Consider article 19 of the MDC Constitution for comparison. This is the contested document which applied to the MDC Alliance until they claimed to be a stand-alone party. According to that document, dissolution of the party is moved by one third of congress attendees/two thirds of provincial executive committees and adopted by three quarters of the total congress membership. It is not an announcement made during a press conference following consultations. There are procedural hurdles and a high level of demonstrable consensus commensurate with the objective of keeping party actions consistent with the majoritarian voice of its membership. Further, article 19 states that in the event of dissolution, any assets will be disposed to a charitable cause chosen by the National Council and shall not benefit any member. In other words, the constitution provides for the procedure and consequences of dissolution.

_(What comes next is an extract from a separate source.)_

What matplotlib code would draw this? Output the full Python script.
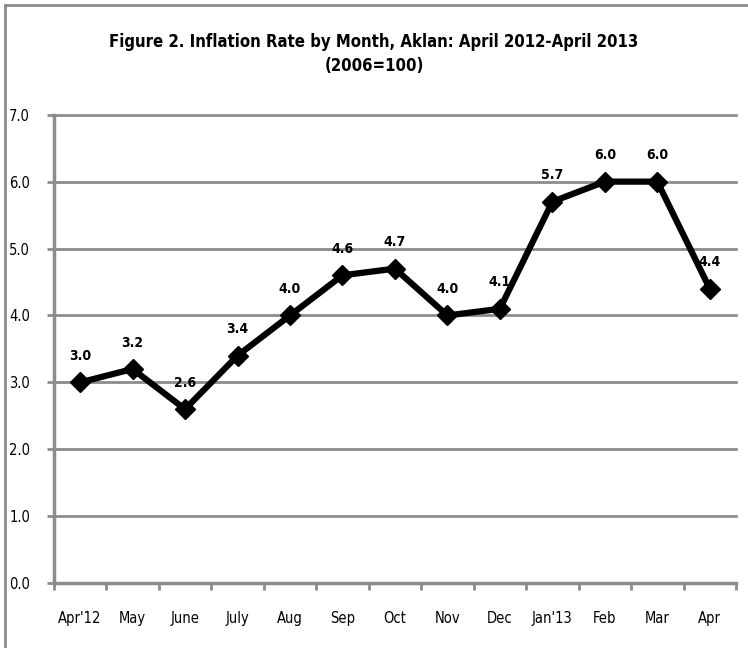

The current scenario is somewhat bizarre. The institutional pillars which give a voice to the people (congress and the constitution) have been side-lined in the process of claiming a re-centering of the citizen. Not only has an entire party been dissolved with neither congressional approval nor constitutional reference – but a new party has been formed with no popular acclamation through congressional process. Often, party congresses endorse actions taken by party leadership in hindsight, but there seems no desire for this eventuality. This is reminiscent of the chaotic manner in which the transition from the Tsvangirai era was handled. There is no congressional process, no explanation regarding assets on the party books and no reference whatsoever to the MDC Alliance Party Constitution. In fact, the party constitution has become an almost mythical document; not produced in court process and efficiently hidden from the public eye, forever shielded from contestation and public reflection.

There are many ways of centering the citizen including increasing the scope of congressional power and making party organs more inclusive and representative. A press conference in which political leaders take centre stage and announce that citizens will be at the center seems both ironic and counter-intuitive. This is made worse by the impression that the new party is modeled singularly around the person of Nelson Chamisa and his social media hashtags.

Many are not bothered by this minutiae and would rather embrace a political identity distinct from that of Douglas Mwonzora in order to reap an electoral dividend as the by-elections draw closer. However, some of us believe political parties are the great laboratories of our democracy, with party behaviour foreshadowing governmental practice and national culture. Constitutional misfeasance is the gateway to democratic backsliding and institutional capture. Thus, we are left with the following unresolved questions:

1) What was the provision for party dissolution in the MDC Alliance Party Constitution?

a) Could it be done by mere press conference (even after consultations)?

2) What is the provision for party formation in the CCC Party Constitution? 

a) Can it be done by mere press conference (even after consultations)?

If the answer to either is affirmative, then a significant deficit in citizen participation already exists. If the answer is negative, we could be in yet another legal quagmire. It is a grave matter when the scepter of personalized parties and big-man politics usurps the role of, and sells itself as, a broad citizen coalition. There is an ever diminishing reference to constitutional text, congressional approval and party procedure which redounds to an increased role for political leaders; claims of a people-centered revival notwithstanding. Eerily, the leader’s press conference is being treated as more constitutive than the people’s congress. Trust in an individual’s proclamation can never substitute the institutional voice of the people themselves. Thus, calls for the citizen to be at the center will ring hollow unless the foundational documents of the CCC constrain its leaders and strengthen the role of institutional structure, constitutional conformity and democratic accountability.